Stated exercise →
In the records below, find each line with the word "this" and copy it.
___ Stored records ___
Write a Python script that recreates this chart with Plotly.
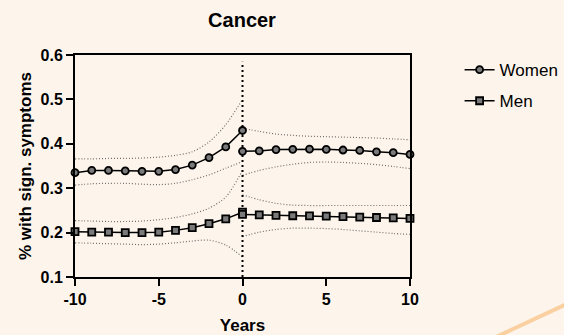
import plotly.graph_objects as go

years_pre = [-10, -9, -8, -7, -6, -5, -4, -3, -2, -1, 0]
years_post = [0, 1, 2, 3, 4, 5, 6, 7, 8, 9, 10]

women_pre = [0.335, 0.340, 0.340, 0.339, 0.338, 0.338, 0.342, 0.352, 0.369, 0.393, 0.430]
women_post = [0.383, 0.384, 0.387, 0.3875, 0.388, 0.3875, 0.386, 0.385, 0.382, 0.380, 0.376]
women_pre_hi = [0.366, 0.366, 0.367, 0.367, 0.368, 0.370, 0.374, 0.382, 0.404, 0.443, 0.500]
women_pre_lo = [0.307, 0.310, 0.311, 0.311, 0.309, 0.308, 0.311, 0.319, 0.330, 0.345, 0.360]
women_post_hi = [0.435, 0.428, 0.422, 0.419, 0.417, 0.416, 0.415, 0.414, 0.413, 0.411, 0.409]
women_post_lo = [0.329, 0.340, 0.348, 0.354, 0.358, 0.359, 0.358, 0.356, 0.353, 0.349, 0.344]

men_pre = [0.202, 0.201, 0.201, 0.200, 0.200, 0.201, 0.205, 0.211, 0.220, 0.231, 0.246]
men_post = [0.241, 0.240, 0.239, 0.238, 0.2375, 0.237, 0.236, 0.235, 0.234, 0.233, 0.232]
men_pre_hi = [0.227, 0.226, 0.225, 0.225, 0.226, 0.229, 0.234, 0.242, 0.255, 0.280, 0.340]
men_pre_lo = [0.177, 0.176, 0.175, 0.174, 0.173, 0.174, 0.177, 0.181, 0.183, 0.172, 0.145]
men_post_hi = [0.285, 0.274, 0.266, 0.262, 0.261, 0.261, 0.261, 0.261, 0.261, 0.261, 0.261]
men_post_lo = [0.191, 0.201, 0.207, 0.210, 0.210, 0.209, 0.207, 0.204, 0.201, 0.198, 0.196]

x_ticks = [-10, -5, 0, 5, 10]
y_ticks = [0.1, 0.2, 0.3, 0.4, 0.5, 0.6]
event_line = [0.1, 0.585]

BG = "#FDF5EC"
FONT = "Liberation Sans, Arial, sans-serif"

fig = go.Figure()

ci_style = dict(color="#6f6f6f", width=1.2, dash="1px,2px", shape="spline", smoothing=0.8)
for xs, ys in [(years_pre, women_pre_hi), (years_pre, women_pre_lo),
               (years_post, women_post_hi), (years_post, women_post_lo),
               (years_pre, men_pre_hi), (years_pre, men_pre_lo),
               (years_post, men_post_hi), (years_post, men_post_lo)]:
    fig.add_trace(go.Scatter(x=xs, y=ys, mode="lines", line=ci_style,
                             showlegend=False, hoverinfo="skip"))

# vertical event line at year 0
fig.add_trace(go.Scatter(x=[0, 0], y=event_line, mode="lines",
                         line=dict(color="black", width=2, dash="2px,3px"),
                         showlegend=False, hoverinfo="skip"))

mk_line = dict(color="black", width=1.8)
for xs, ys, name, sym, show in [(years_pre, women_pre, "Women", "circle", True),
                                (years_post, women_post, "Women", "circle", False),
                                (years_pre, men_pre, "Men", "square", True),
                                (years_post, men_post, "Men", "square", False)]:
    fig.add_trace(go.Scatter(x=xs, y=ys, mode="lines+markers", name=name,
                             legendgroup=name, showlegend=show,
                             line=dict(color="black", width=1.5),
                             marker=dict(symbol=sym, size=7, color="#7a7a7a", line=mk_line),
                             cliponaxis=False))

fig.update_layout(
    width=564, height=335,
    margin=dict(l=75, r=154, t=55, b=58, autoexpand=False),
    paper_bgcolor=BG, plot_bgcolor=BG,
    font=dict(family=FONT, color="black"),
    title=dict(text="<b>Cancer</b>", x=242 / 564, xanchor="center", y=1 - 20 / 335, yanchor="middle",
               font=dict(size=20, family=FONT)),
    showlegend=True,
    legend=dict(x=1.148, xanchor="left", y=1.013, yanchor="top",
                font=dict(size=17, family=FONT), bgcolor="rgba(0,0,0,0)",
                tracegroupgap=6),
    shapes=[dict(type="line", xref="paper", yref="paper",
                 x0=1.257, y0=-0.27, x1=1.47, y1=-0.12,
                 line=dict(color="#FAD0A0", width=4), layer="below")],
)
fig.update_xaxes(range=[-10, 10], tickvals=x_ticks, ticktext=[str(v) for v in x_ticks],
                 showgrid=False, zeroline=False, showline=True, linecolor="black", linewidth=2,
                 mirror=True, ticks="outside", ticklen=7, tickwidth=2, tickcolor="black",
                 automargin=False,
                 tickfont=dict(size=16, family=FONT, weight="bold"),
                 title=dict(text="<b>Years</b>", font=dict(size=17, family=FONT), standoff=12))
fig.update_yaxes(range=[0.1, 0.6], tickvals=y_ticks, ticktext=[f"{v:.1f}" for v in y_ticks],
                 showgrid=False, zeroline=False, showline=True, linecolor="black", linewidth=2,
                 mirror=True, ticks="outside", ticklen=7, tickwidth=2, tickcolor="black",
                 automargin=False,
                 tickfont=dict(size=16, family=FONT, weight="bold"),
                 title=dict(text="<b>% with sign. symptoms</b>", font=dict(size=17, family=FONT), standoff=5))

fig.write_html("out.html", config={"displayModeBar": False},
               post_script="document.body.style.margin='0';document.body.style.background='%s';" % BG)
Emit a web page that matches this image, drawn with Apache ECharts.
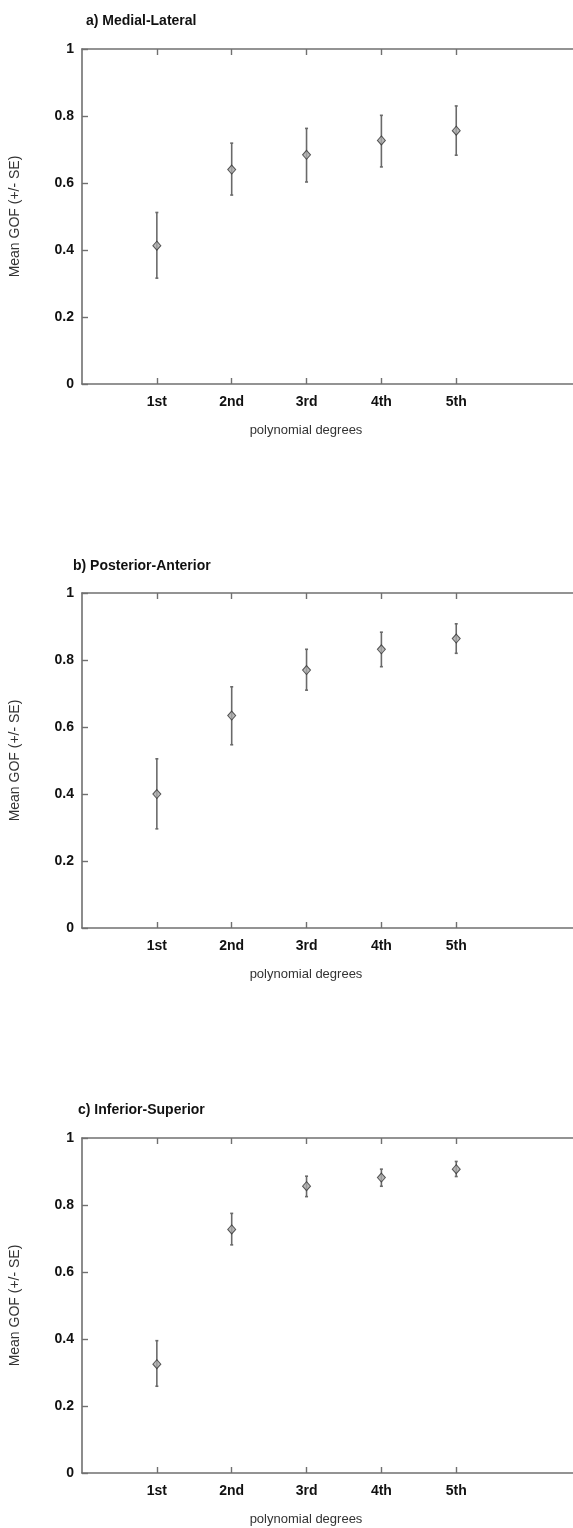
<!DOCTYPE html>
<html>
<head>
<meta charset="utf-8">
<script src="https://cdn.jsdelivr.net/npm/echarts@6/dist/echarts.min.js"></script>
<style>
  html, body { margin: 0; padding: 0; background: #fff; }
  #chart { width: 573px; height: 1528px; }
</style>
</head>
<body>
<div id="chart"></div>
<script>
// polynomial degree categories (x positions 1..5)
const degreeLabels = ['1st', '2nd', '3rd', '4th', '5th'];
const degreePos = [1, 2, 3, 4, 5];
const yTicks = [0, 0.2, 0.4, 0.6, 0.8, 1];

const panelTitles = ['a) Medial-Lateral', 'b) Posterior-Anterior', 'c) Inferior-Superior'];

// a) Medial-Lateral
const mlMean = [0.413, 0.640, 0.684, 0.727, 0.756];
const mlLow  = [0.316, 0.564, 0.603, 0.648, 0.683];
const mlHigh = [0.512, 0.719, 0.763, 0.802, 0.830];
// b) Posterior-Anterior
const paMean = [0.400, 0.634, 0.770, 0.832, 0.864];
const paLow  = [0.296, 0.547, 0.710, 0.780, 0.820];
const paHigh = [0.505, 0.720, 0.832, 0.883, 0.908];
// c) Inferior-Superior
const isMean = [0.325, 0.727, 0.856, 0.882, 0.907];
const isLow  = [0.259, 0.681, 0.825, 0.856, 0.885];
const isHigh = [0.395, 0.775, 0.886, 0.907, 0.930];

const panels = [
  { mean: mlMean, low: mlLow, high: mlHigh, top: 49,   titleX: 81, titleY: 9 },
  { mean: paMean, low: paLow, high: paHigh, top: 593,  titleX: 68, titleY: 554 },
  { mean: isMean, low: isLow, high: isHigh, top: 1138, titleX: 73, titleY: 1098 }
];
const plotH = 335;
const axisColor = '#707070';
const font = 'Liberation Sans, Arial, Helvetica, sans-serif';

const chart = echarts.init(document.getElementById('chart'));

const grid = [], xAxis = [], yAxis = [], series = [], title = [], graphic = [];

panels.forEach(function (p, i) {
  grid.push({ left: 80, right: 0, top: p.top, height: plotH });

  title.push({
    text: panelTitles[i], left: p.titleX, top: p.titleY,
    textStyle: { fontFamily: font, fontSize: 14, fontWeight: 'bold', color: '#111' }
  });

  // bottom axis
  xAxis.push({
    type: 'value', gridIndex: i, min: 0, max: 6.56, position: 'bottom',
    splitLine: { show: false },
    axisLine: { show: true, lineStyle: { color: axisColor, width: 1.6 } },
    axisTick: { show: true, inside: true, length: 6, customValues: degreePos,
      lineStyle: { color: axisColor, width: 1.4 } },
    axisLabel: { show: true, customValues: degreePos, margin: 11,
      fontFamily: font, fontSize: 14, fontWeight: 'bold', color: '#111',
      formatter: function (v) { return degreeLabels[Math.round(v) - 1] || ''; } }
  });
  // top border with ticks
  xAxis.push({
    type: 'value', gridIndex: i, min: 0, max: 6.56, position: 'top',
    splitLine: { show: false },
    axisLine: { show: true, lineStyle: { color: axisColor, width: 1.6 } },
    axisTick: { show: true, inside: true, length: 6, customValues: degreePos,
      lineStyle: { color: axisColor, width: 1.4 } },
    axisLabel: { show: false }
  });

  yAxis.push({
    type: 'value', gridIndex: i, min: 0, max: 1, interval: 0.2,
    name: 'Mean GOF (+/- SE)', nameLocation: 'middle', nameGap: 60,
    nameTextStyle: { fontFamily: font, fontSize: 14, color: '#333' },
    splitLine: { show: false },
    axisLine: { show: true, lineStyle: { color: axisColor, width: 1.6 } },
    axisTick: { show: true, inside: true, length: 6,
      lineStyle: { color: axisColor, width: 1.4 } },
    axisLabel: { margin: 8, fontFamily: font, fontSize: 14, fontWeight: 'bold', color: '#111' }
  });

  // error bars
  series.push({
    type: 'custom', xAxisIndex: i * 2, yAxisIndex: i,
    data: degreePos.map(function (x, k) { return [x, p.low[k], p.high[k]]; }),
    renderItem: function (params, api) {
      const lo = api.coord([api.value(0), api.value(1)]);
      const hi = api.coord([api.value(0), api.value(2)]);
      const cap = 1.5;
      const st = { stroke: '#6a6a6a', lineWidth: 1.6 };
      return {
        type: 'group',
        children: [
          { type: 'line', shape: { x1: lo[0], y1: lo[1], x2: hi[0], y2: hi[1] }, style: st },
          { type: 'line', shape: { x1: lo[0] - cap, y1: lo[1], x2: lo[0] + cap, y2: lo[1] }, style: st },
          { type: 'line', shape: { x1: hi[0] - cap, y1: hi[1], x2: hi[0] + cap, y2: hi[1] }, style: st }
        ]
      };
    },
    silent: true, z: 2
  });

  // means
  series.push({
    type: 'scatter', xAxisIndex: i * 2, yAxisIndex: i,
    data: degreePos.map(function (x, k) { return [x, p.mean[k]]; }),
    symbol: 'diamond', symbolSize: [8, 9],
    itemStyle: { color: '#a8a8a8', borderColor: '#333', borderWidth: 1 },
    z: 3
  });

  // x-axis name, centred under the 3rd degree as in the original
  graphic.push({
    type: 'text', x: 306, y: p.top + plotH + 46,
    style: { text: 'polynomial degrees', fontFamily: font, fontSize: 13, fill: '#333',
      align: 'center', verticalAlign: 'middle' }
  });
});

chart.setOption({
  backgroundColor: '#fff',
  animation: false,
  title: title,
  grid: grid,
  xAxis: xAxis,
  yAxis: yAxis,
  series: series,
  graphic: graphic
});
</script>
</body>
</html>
___
___ Stored records ___
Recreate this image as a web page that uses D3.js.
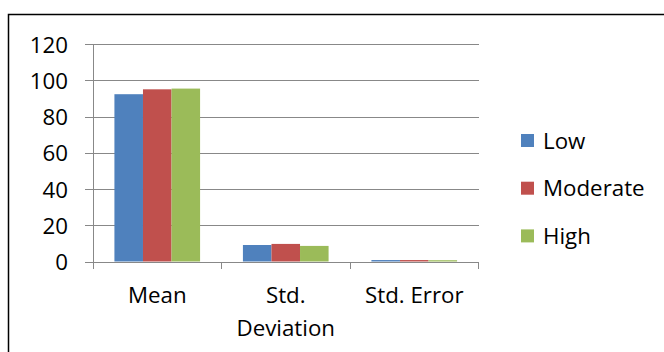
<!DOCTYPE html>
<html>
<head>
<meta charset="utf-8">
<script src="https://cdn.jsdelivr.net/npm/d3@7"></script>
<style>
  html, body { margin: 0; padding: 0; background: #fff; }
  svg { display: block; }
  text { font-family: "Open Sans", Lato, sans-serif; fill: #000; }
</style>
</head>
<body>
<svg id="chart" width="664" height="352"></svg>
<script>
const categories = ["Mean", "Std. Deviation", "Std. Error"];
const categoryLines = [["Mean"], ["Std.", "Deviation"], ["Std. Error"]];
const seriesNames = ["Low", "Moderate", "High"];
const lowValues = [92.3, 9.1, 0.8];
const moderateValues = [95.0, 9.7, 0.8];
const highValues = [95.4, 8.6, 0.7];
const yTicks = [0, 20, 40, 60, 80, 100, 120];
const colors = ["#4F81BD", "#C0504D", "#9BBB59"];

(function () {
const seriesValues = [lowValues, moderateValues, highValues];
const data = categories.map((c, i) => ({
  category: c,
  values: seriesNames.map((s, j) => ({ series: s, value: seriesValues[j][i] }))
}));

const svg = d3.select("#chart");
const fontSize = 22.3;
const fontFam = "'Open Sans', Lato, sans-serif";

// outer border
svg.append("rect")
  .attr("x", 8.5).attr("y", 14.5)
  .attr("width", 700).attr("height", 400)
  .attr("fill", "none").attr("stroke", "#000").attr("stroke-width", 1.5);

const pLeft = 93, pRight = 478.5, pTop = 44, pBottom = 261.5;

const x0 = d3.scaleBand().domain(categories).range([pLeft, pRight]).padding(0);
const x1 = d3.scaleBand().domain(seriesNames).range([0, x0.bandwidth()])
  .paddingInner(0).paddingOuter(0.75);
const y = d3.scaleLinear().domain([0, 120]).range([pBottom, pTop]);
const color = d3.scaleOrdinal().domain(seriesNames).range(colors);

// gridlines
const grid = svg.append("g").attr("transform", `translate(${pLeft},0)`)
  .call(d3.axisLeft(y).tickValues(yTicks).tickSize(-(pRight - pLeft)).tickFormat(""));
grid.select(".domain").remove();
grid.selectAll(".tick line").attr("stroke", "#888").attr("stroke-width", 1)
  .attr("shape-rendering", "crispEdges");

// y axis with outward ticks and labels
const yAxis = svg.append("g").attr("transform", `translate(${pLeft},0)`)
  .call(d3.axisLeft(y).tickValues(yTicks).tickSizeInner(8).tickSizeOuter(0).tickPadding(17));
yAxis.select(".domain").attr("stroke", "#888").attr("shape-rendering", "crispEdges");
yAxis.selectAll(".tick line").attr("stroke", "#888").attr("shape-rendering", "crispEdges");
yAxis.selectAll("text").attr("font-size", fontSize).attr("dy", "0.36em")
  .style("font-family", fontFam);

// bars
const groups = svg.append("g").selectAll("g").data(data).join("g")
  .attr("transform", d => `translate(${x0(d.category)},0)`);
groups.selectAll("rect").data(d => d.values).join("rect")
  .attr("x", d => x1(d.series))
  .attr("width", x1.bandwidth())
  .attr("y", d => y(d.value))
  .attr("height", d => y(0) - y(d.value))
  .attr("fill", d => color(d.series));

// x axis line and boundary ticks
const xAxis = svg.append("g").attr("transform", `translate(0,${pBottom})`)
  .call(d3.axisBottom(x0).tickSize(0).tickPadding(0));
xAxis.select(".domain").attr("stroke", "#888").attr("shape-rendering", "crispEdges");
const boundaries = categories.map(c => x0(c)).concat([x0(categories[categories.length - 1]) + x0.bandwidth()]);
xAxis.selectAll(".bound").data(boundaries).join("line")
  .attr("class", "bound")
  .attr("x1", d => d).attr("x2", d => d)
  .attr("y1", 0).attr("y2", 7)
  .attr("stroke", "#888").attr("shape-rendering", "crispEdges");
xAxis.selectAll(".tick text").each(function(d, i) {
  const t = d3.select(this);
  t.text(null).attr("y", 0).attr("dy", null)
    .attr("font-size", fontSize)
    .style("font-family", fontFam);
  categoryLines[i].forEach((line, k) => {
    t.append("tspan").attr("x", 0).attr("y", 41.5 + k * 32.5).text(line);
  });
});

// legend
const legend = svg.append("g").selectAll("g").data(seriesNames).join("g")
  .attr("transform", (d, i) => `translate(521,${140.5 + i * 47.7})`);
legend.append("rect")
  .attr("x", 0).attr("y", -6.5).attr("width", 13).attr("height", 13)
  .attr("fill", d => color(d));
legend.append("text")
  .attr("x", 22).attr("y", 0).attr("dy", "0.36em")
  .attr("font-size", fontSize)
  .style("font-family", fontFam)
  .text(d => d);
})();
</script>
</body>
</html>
___
___ Stored records ___
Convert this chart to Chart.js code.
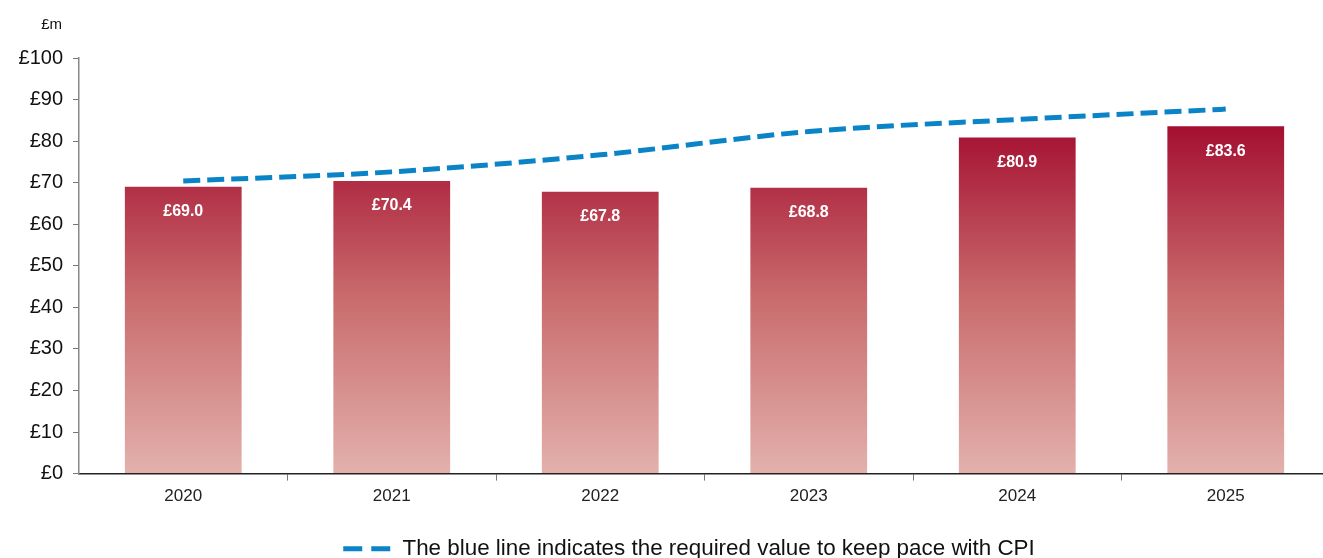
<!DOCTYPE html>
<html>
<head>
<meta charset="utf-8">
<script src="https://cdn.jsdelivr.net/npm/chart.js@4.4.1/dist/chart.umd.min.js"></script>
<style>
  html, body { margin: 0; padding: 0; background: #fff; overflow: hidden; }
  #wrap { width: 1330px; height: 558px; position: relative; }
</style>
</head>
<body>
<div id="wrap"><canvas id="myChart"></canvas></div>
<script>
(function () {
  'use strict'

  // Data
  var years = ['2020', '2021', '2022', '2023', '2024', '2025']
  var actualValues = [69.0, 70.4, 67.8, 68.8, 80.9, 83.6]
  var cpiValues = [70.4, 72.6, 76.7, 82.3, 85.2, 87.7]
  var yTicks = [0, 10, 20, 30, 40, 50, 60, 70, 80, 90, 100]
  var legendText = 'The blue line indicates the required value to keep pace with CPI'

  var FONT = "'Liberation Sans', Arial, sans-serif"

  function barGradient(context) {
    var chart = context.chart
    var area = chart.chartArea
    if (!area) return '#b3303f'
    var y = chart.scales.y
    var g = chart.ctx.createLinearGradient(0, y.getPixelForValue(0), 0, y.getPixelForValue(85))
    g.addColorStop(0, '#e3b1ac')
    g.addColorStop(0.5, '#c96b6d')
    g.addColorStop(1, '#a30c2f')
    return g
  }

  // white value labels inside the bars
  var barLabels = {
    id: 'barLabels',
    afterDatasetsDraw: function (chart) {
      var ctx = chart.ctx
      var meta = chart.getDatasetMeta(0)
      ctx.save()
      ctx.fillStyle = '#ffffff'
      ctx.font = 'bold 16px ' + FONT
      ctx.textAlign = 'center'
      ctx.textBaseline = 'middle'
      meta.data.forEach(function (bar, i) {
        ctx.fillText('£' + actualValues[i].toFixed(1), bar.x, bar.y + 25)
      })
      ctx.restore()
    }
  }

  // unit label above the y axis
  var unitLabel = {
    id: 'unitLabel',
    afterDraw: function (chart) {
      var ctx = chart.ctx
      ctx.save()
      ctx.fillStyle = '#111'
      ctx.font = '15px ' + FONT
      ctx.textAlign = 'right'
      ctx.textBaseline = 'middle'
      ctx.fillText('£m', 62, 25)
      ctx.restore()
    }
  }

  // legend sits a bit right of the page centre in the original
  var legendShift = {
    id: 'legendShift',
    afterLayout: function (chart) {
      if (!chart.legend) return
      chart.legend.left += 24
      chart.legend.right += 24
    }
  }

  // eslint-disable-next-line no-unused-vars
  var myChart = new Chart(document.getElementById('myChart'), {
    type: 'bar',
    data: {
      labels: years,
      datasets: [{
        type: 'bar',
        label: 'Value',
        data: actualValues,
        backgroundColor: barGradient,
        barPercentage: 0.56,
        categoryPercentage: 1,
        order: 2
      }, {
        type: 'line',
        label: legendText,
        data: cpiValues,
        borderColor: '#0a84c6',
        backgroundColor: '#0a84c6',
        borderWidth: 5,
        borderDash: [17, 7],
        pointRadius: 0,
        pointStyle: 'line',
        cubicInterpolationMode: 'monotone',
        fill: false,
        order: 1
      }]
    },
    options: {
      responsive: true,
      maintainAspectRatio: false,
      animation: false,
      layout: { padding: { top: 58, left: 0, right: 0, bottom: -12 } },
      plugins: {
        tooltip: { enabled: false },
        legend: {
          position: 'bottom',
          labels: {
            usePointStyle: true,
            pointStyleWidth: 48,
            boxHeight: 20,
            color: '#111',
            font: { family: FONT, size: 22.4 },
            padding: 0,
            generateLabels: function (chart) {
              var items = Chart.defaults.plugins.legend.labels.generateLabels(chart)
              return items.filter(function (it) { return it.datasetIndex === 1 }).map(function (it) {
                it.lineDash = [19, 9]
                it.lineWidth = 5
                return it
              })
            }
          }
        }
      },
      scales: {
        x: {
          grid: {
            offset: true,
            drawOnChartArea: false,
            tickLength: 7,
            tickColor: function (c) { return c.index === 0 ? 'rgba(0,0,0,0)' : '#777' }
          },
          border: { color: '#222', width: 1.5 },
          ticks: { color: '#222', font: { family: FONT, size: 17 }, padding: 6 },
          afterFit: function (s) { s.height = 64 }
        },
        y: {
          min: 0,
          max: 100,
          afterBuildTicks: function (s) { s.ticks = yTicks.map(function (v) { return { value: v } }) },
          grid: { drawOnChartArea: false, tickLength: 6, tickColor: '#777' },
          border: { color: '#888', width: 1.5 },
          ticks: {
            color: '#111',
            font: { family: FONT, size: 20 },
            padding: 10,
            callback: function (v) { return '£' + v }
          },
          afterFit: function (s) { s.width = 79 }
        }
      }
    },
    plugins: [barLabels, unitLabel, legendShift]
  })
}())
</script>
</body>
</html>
___
Complete answer →
Write a Python script that recreates this chart with Plotly.
Emit a web page that matches this image, drawn with Apache ECharts.
Recreate this image as a web page that uses D3.js.
  const t = d3.select(this);
Convert this chart to Chart.js code.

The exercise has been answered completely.